### OBJECTIVE
Only the pictures are omitted; repeat all other data exactly.

### GIVEN DATA
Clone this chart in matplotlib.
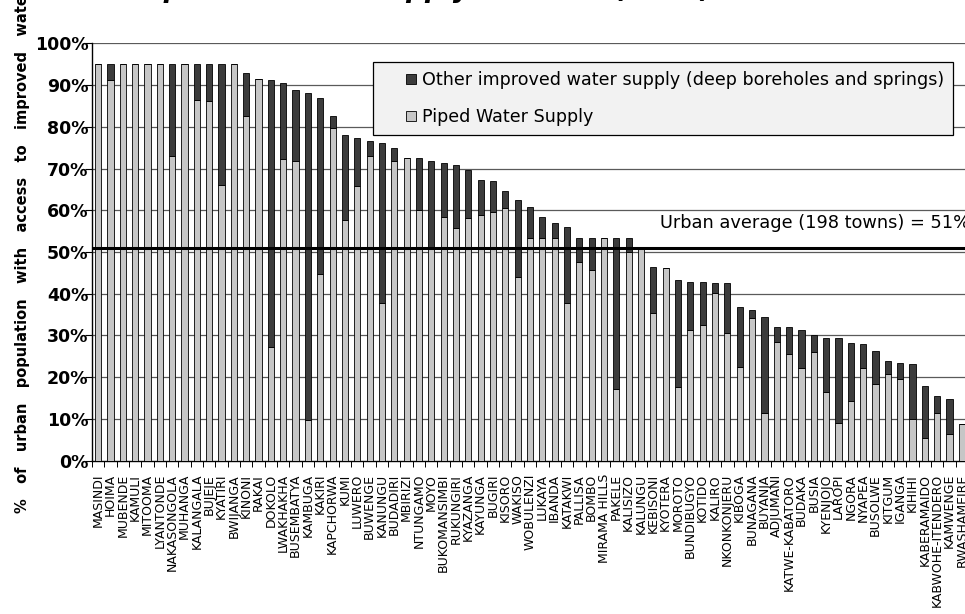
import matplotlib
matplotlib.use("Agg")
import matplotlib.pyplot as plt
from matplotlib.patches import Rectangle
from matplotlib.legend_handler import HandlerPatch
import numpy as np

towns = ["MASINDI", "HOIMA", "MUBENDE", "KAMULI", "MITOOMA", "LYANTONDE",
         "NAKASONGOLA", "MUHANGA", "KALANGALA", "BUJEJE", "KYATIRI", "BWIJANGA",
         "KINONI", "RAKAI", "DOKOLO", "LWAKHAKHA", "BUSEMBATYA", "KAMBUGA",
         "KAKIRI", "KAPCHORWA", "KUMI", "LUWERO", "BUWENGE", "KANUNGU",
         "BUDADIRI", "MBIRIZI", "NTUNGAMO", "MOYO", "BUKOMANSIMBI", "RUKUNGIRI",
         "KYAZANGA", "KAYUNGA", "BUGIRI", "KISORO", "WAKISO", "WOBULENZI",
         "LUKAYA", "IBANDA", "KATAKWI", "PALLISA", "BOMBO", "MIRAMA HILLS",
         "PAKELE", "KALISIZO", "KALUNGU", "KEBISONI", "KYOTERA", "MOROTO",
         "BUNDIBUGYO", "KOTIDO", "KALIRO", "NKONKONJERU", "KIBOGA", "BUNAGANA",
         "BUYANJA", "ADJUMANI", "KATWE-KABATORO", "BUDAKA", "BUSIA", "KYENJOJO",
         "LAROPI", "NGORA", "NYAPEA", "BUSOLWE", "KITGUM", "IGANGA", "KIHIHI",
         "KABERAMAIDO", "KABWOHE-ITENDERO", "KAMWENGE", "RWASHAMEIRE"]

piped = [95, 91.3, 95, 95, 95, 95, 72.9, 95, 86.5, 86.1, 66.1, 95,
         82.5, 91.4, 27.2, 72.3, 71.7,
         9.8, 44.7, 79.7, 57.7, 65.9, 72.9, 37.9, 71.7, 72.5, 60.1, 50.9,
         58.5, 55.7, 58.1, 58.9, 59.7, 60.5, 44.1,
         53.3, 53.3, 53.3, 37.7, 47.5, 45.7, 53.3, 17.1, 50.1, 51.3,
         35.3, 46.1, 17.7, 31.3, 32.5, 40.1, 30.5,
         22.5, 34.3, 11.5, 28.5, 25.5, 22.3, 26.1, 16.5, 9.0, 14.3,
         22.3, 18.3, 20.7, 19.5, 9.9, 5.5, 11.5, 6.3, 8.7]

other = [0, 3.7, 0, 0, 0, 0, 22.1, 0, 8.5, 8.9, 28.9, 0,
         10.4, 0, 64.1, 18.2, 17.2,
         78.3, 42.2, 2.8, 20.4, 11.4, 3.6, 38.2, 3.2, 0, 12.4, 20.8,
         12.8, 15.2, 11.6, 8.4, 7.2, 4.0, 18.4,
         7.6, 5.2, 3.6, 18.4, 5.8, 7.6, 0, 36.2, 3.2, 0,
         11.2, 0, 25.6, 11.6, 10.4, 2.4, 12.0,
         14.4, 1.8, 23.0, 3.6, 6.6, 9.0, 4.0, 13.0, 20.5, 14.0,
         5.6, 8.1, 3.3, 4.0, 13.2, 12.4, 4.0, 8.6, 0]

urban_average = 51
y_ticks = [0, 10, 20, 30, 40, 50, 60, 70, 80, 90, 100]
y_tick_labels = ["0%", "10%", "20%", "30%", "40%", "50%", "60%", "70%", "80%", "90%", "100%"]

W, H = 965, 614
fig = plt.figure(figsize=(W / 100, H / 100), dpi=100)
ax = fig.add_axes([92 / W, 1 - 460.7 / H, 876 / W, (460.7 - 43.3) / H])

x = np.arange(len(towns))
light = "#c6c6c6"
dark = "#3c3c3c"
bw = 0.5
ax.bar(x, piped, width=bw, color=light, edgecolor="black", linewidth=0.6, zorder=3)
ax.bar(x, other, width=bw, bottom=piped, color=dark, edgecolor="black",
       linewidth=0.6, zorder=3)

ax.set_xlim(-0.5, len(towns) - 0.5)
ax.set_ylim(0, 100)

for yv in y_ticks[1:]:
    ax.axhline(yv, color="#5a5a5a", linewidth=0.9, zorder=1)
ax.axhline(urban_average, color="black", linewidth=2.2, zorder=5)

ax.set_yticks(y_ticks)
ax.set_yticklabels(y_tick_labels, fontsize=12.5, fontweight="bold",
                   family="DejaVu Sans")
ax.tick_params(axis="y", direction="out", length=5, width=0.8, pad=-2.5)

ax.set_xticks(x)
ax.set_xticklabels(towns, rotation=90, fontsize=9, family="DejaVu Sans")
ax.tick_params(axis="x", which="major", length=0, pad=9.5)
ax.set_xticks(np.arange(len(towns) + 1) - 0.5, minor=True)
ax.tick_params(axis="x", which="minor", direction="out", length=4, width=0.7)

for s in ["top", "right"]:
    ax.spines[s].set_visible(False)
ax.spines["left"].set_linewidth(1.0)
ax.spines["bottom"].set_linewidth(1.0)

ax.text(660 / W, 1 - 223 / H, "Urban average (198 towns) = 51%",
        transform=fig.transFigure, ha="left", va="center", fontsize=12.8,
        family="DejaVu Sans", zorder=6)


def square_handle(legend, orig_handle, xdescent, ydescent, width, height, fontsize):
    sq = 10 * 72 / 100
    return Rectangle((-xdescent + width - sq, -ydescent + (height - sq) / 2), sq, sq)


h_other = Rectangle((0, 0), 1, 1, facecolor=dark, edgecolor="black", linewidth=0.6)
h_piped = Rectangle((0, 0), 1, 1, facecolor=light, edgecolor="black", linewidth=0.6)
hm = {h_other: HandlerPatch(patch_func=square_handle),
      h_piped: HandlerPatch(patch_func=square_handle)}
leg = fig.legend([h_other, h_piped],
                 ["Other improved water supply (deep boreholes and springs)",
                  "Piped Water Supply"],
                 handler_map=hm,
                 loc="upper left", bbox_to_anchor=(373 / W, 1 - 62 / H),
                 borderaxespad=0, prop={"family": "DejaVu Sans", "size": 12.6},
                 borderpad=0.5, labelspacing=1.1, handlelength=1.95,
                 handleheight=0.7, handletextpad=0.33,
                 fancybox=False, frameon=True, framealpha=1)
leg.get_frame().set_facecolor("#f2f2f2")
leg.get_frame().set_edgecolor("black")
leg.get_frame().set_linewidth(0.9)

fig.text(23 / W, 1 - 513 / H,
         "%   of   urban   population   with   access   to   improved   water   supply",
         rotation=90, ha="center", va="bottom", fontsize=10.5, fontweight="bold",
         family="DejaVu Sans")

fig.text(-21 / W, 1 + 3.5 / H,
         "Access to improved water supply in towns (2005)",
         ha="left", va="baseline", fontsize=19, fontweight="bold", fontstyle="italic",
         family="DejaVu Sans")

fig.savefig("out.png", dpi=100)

### RESPONSE TO THIS EXERCISE
Clone this chart in matplotlib.
import matplotlib
matplotlib.use("Agg")
import matplotlib.pyplot as plt
from matplotlib.patches import Rectangle
from matplotlib.legend_handler import HandlerPatch
import numpy as np

towns = ["MASINDI", "HOIMA", "MUBENDE", "KAMULI", "MITOOMA", "LYANTONDE",
         "NAKASONGOLA", "MUHANGA", "KALANGALA", "BUJEJE", "KYATIRI", "BWIJANGA",
         "KINONI", "RAKAI", "DOKOLO", "LWAKHAKHA", "BUSEMBATYA", "KAMBUGA",
         "KAKIRI", "KAPCHORWA", "KUMI", "LUWERO", "BUWENGE", "KANUNGU",
         "BUDADIRI", "MBIRIZI", "NTUNGAMO", "MOYO", "BUKOMANSIMBI", "RUKUNGIRI",
         "KYAZANGA", "KAYUNGA", "BUGIRI", "KISORO", "WAKISO", "WOBULENZI",
         "LUKAYA", "IBANDA", "KATAKWI", "PALLISA", "BOMBO", "MIRAMA HILLS",
         "PAKELE", "KALISIZO", "KALUNGU", "KEBISONI", "KYOTERA", "MOROTO",
         "BUNDIBUGYO", "KOTIDO", "KALIRO", "NKONKONJERU", "KIBOGA", "BUNAGANA",
         "BUYANJA", "ADJUMANI", "KATWE-KABATORO", "BUDAKA", "BUSIA", "KYENJOJO",
         "LAROPI", "NGORA", "NYAPEA", "BUSOLWE", "KITGUM", "IGANGA", "KIHIHI",
         "KABERAMAIDO", "KABWOHE-ITENDERO", "KAMWENGE", "RWASHAMEIRE"]

piped = [95, 91.3, 95, 95, 95, 95, 72.9, 95, 86.5, 86.1, 66.1, 95,
         82.5, 91.4, 27.2, 72.3, 71.7,
         9.8, 44.7, 79.7, 57.7, 65.9, 72.9, 37.9, 71.7, 72.5, 60.1, 50.9,
         58.5, 55.7, 58.1, 58.9, 59.7, 60.5, 44.1,
         53.3, 53.3, 53.3, 37.7, 47.5, 45.7, 53.3, 17.1, 50.1, 51.3,
         35.3, 46.1, 17.7, 31.3, 32.5, 40.1, 30.5,
         22.5, 34.3, 11.5, 28.5, 25.5, 22.3, 26.1, 16.5, 9.0, 14.3,
         22.3, 18.3, 20.7, 19.5, 9.9, 5.5, 11.5, 6.3, 8.7]

other = [0, 3.7, 0, 0, 0, 0, 22.1, 0, 8.5, 8.9, 28.9, 0,
         10.4, 0, 64.1, 18.2, 17.2,
         78.3, 42.2, 2.8, 20.4, 11.4, 3.6, 38.2, 3.2, 0, 12.4, 20.8,
         12.8, 15.2, 11.6, 8.4, 7.2, 4.0, 18.4,
         7.6, 5.2, 3.6, 18.4, 5.8, 7.6, 0, 36.2, 3.2, 0,
         11.2, 0, 25.6, 11.6, 10.4, 2.4, 12.0,
         14.4, 1.8, 23.0, 3.6, 6.6, 9.0, 4.0, 13.0, 20.5, 14.0,
         5.6, 8.1, 3.3, 4.0, 13.2, 12.4, 4.0, 8.6, 0]

urban_average = 51
y_ticks = [0, 10, 20, 30, 40, 50, 60, 70, 80, 90, 100]
y_tick_labels = ["0%", "10%", "20%", "30%", "40%", "50%", "60%", "70%", "80%", "90%", "100%"]

W, H = 965, 614
fig = plt.figure(figsize=(W / 100, H / 100), dpi=100)
ax = fig.add_axes([92 / W, 1 - 460.7 / H, 876 / W, (460.7 - 43.3) / H])

x = np.arange(len(towns))
light = "#c6c6c6"
dark = "#3c3c3c"
bw = 0.5
ax.bar(x, piped, width=bw, color=light, edgecolor="black", linewidth=0.6, zorder=3)
ax.bar(x, other, width=bw, bottom=piped, color=dark, edgecolor="black",
       linewidth=0.6, zorder=3)

ax.set_xlim(-0.5, len(towns) - 0.5)
ax.set_ylim(0, 100)

for yv in y_ticks[1:]:
    ax.axhline(yv, color="#5a5a5a", linewidth=0.9, zorder=1)
ax.axhline(urban_average, color="black", linewidth=2.2, zorder=5)

ax.set_yticks(y_ticks)
ax.set_yticklabels(y_tick_labels, fontsize=12.5, fontweight="bold",
                   family="DejaVu Sans")
ax.tick_params(axis="y", direction="out", length=5, width=0.8, pad=-2.5)

ax.set_xticks(x)
ax.set_xticklabels(towns, rotation=90, fontsize=9, family="DejaVu Sans")
ax.tick_params(axis="x", which="major", length=0, pad=9.5)
ax.set_xticks(np.arange(len(towns) + 1) - 0.5, minor=True)
ax.tick_params(axis="x", which="minor", direction="out", length=4, width=0.7)

for s in ["top", "right"]:
    ax.spines[s].set_visible(False)
ax.spines["left"].set_linewidth(1.0)
ax.spines["bottom"].set_linewidth(1.0)

ax.text(660 / W, 1 - 223 / H, "Urban average (198 towns) = 51%",
        transform=fig.transFigure, ha="left", va="center", fontsize=12.8,
        family="DejaVu Sans", zorder=6)


def square_handle(legend, orig_handle, xdescent, ydescent, width, height, fontsize):
    sq = 10 * 72 / 100
    return Rectangle((-xdescent + width - sq, -ydescent + (height - sq) / 2), sq, sq)


h_other = Rectangle((0, 0), 1, 1, facecolor=dark, edgecolor="black", linewidth=0.6)
h_piped = Rectangle((0, 0), 1, 1, facecolor=light, edgecolor="black", linewidth=0.6)
hm = {h_other: HandlerPatch(patch_func=square_handle),
      h_piped: HandlerPatch(patch_func=square_handle)}
leg = fig.legend([h_other, h_piped],
                 ["Other improved water supply (deep boreholes and springs)",
                  "Piped Water Supply"],
                 handler_map=hm,
                 loc="upper left", bbox_to_anchor=(373 / W, 1 - 62 / H),
                 borderaxespad=0, prop={"family": "DejaVu Sans", "size": 12.6},
                 borderpad=0.5, labelspacing=1.1, handlelength=1.95,
                 handleheight=0.7, handletextpad=0.33,
                 fancybox=False, frameon=True, framealpha=1)
leg.get_frame().set_facecolor("#f2f2f2")
leg.get_frame().set_edgecolor("black")
leg.get_frame().set_linewidth(0.9)

fig.text(23 / W, 1 - 513 / H,
         "%   of   urban   population   with   access   to   improved   water   supply",
         rotation=90, ha="center", va="bottom", fontsize=10.5, fontweight="bold",
         family="DejaVu Sans")

fig.text(-21 / W, 1 + 3.5 / H,
         "Access to improved water supply in towns (2005)",
         ha="left", va="baseline", fontsize=19, fontweight="bold", fontstyle="italic",
         family="DejaVu Sans")

fig.savefig("out.png", dpi=100)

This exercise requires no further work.